▸ **STATED PROBLEM**: Write the data out again exactly, dropping any images it holds.

BEGIN

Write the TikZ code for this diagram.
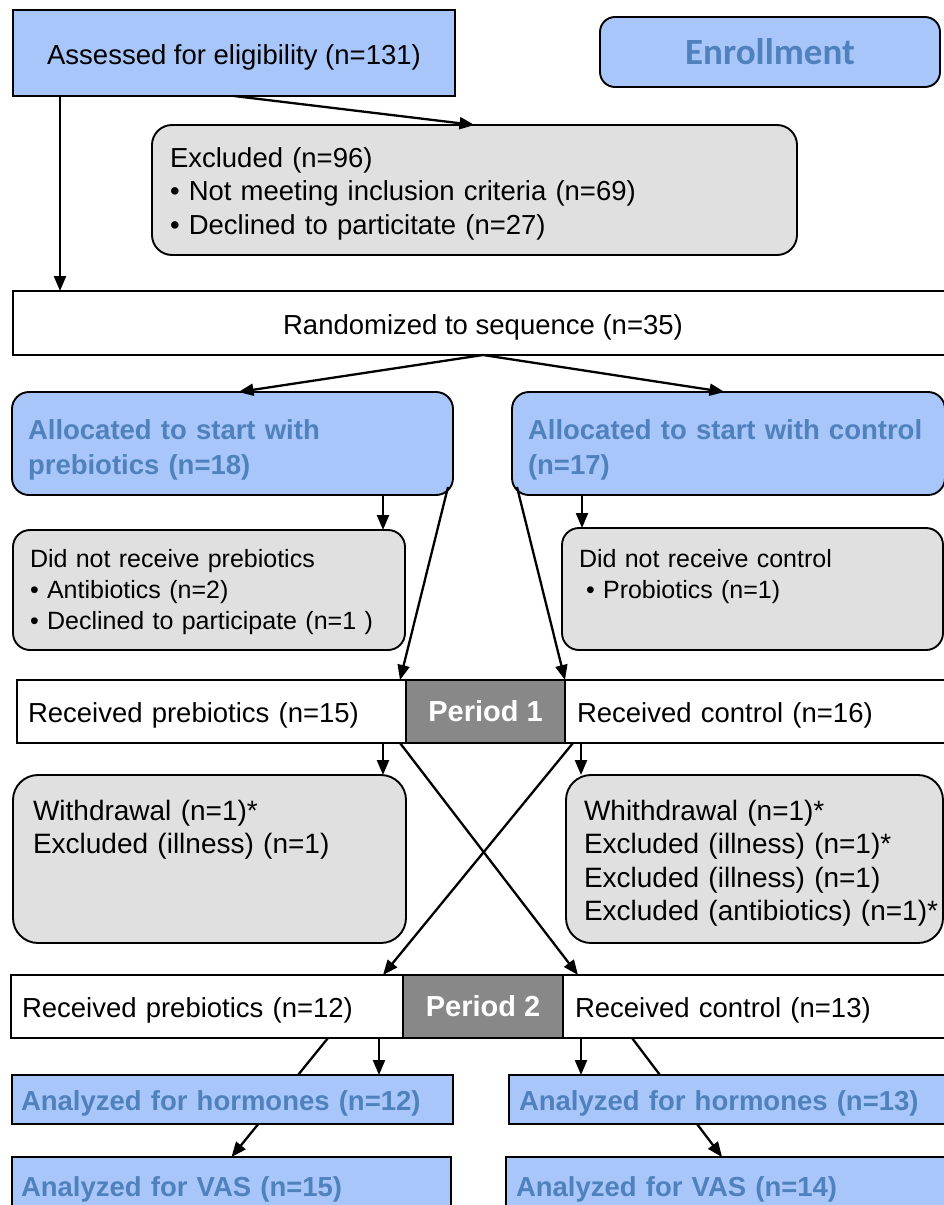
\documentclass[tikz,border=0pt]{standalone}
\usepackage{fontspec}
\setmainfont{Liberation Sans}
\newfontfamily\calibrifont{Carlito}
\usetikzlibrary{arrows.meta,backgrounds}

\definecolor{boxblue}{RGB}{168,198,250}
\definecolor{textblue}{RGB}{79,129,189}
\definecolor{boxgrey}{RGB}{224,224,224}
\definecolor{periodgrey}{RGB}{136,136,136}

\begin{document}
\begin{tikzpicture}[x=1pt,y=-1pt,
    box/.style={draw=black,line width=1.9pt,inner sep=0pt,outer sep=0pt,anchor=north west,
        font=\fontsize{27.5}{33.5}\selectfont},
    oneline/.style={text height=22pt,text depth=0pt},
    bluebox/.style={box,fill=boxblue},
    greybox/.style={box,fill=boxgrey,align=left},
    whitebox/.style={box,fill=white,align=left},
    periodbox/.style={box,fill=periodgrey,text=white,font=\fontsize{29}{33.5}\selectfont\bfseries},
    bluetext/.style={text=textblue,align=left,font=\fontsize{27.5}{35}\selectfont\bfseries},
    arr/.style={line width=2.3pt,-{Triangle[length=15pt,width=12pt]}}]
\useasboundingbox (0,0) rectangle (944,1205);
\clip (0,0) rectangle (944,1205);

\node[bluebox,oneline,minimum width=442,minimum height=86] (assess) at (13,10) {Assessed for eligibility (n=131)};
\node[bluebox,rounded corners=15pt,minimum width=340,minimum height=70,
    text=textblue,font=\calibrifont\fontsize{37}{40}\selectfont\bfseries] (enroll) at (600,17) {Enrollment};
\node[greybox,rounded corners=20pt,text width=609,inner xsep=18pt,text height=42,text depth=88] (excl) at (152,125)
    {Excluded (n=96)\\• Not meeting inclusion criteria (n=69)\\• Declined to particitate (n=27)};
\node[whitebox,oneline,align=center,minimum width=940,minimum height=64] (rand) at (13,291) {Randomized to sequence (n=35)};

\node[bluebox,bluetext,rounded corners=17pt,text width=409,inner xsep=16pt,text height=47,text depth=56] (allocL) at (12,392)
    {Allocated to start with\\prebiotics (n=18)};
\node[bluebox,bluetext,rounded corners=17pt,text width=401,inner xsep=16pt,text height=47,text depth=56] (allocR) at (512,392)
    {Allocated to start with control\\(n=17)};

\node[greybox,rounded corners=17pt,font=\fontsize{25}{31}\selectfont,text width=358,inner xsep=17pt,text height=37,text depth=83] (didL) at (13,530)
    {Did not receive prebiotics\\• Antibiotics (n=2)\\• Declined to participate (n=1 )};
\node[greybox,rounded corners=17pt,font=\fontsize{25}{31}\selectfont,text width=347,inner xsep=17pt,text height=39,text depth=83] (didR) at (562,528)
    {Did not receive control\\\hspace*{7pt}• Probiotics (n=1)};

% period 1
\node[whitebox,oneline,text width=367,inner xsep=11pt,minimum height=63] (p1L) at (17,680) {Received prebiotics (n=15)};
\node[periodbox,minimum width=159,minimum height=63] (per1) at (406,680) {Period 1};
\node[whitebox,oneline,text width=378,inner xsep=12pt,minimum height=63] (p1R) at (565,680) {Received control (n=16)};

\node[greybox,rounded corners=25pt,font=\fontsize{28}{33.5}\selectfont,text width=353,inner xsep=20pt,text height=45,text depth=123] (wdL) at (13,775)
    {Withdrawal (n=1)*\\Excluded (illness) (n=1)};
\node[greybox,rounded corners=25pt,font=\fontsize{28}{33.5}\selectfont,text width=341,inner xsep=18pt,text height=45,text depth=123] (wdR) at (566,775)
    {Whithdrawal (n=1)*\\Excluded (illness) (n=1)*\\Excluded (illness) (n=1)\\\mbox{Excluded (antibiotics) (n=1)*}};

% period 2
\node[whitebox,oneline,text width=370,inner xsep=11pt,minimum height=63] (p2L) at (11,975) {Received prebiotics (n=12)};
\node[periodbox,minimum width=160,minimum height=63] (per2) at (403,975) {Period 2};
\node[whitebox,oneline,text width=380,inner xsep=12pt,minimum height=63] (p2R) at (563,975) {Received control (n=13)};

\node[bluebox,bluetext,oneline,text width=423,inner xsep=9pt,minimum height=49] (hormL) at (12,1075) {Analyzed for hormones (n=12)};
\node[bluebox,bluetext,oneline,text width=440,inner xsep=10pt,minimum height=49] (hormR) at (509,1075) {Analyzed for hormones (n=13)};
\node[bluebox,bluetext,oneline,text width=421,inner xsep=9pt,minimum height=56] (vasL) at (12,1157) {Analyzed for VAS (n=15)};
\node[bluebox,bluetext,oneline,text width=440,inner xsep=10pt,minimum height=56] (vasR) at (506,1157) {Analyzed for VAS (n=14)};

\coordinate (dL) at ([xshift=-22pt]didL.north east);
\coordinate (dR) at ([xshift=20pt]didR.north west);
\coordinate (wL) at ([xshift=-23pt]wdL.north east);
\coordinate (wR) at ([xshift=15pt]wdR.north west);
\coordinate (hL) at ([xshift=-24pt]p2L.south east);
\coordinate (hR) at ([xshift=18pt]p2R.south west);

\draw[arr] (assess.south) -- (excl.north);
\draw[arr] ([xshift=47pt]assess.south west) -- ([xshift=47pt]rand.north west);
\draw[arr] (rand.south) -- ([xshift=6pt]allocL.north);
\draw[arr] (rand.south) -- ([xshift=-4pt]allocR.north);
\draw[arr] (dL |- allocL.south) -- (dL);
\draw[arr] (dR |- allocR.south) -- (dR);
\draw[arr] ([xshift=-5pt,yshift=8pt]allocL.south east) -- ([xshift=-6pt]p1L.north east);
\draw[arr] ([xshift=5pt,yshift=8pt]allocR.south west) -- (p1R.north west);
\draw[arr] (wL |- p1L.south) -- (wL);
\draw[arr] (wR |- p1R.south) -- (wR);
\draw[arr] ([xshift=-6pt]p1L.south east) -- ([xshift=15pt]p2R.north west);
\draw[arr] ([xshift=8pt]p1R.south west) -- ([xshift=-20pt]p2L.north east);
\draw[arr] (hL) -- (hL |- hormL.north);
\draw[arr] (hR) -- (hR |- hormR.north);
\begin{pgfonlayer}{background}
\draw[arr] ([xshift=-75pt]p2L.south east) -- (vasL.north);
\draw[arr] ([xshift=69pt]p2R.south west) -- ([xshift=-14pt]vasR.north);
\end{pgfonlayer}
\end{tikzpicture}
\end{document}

END

▸ **RIGHT ANSWER**:
Write the TikZ code for this diagram.
\documentclass[tikz,border=0pt]{standalone}
\usepackage{fontspec}
\setmainfont{Liberation Sans}
\newfontfamily\calibrifont{Carlito}
\usetikzlibrary{arrows.meta,backgrounds}

\definecolor{boxblue}{RGB}{168,198,250}
\definecolor{textblue}{RGB}{79,129,189}
\definecolor{boxgrey}{RGB}{224,224,224}
\definecolor{periodgrey}{RGB}{136,136,136}

\begin{document}
\begin{tikzpicture}[x=1pt,y=-1pt,
    box/.style={draw=black,line width=1.9pt,inner sep=0pt,outer sep=0pt,anchor=north west,
        font=\fontsize{27.5}{33.5}\selectfont},
    oneline/.style={text height=22pt,text depth=0pt},
    bluebox/.style={box,fill=boxblue},
    greybox/.style={box,fill=boxgrey,align=left},
    whitebox/.style={box,fill=white,align=left},
    periodbox/.style={box,fill=periodgrey,text=white,font=\fontsize{29}{33.5}\selectfont\bfseries},
    bluetext/.style={text=textblue,align=left,font=\fontsize{27.5}{35}\selectfont\bfseries},
    arr/.style={line width=2.3pt,-{Triangle[length=15pt,width=12pt]}}]
\useasboundingbox (0,0) rectangle (944,1205);
\clip (0,0) rectangle (944,1205);

\node[bluebox,oneline,minimum width=442,minimum height=86] (assess) at (13,10) {Assessed for eligibility (n=131)};
\node[bluebox,rounded corners=15pt,minimum width=340,minimum height=70,
    text=textblue,font=\calibrifont\fontsize{37}{40}\selectfont\bfseries] (enroll) at (600,17) {Enrollment};
\node[greybox,rounded corners=20pt,text width=609,inner xsep=18pt,text height=42,text depth=88] (excl) at (152,125)
    {Excluded (n=96)\\• Not meeting inclusion criteria (n=69)\\• Declined to particitate (n=27)};
\node[whitebox,oneline,align=center,minimum width=940,minimum height=64] (rand) at (13,291) {Randomized to sequence (n=35)};

\node[bluebox,bluetext,rounded corners=17pt,text width=409,inner xsep=16pt,text height=47,text depth=56] (allocL) at (12,392)
    {Allocated to start with\\prebiotics (n=18)};
\node[bluebox,bluetext,rounded corners=17pt,text width=401,inner xsep=16pt,text height=47,text depth=56] (allocR) at (512,392)
    {Allocated to start with control\\(n=17)};

\node[greybox,rounded corners=17pt,font=\fontsize{25}{31}\selectfont,text width=358,inner xsep=17pt,text height=37,text depth=83] (didL) at (13,530)
    {Did not receive prebiotics\\• Antibiotics (n=2)\\• Declined to participate (n=1 )};
\node[greybox,rounded corners=17pt,font=\fontsize{25}{31}\selectfont,text width=347,inner xsep=17pt,text height=39,text depth=83] (didR) at (562,528)
    {Did not receive control\\\hspace*{7pt}• Probiotics (n=1)};

% period 1
\node[whitebox,oneline,text width=367,inner xsep=11pt,minimum height=63] (p1L) at (17,680) {Received prebiotics (n=15)};
\node[periodbox,minimum width=159,minimum height=63] (per1) at (406,680) {Period 1};
\node[whitebox,oneline,text width=378,inner xsep=12pt,minimum height=63] (p1R) at (565,680) {Received control (n=16)};

\node[greybox,rounded corners=25pt,font=\fontsize{28}{33.5}\selectfont,text width=353,inner xsep=20pt,text height=45,text depth=123] (wdL) at (13,775)
    {Withdrawal (n=1)*\\Excluded (illness) (n=1)};
\node[greybox,rounded corners=25pt,font=\fontsize{28}{33.5}\selectfont,text width=341,inner xsep=18pt,text height=45,text depth=123] (wdR) at (566,775)
    {Whithdrawal (n=1)*\\Excluded (illness) (n=1)*\\Excluded (illness) (n=1)\\\mbox{Excluded (antibiotics) (n=1)*}};

% period 2
\node[whitebox,oneline,text width=370,inner xsep=11pt,minimum height=63] (p2L) at (11,975) {Received prebiotics (n=12)};
\node[periodbox,minimum width=160,minimum height=63] (per2) at (403,975) {Period 2};
\node[whitebox,oneline,text width=380,inner xsep=12pt,minimum height=63] (p2R) at (563,975) {Received control (n=13)};

\node[bluebox,bluetext,oneline,text width=423,inner xsep=9pt,minimum height=49] (hormL) at (12,1075) {Analyzed for hormones (n=12)};
\node[bluebox,bluetext,oneline,text width=440,inner xsep=10pt,minimum height=49] (hormR) at (509,1075) {Analyzed for hormones (n=13)};
\node[bluebox,bluetext,oneline,text width=421,inner xsep=9pt,minimum height=56] (vasL) at (12,1157) {Analyzed for VAS (n=15)};
\node[bluebox,bluetext,oneline,text width=440,inner xsep=10pt,minimum height=56] (vasR) at (506,1157) {Analyzed for VAS (n=14)};

\coordinate (dL) at ([xshift=-22pt]didL.north east);
\coordinate (dR) at ([xshift=20pt]didR.north west);
\coordinate (wL) at ([xshift=-23pt]wdL.north east);
\coordinate (wR) at ([xshift=15pt]wdR.north west);
\coordinate (hL) at ([xshift=-24pt]p2L.south east);
\coordinate (hR) at ([xshift=18pt]p2R.south west);

\draw[arr] (assess.south) -- (excl.north);
\draw[arr] ([xshift=47pt]assess.south west) -- ([xshift=47pt]rand.north west);
\draw[arr] (rand.south) -- ([xshift=6pt]allocL.north);
\draw[arr] (rand.south) -- ([xshift=-4pt]allocR.north);
\draw[arr] (dL |- allocL.south) -- (dL);
\draw[arr] (dR |- allocR.south) -- (dR);
\draw[arr] ([xshift=-5pt,yshift=8pt]allocL.south east) -- ([xshift=-6pt]p1L.north east);
\draw[arr] ([xshift=5pt,yshift=8pt]allocR.south west) -- (p1R.north west);
\draw[arr] (wL |- p1L.south) -- (wL);
\draw[arr] (wR |- p1R.south) -- (wR);
\draw[arr] ([xshift=-6pt]p1L.south east) -- ([xshift=15pt]p2R.north west);
\draw[arr] ([xshift=8pt]p1R.south west) -- ([xshift=-20pt]p2L.north east);
\draw[arr] (hL) -- (hL |- hormL.north);
\draw[arr] (hR) -- (hR |- hormR.north);
\begin{pgfonlayer}{background}
\draw[arr] ([xshift=-75pt]p2L.south east) -- (vasL.north);
\draw[arr] ([xshift=69pt]p2R.south west) -- ([xshift=-14pt]vasR.north);
\end{pgfonlayer}
\end{tikzpicture}
\end{document}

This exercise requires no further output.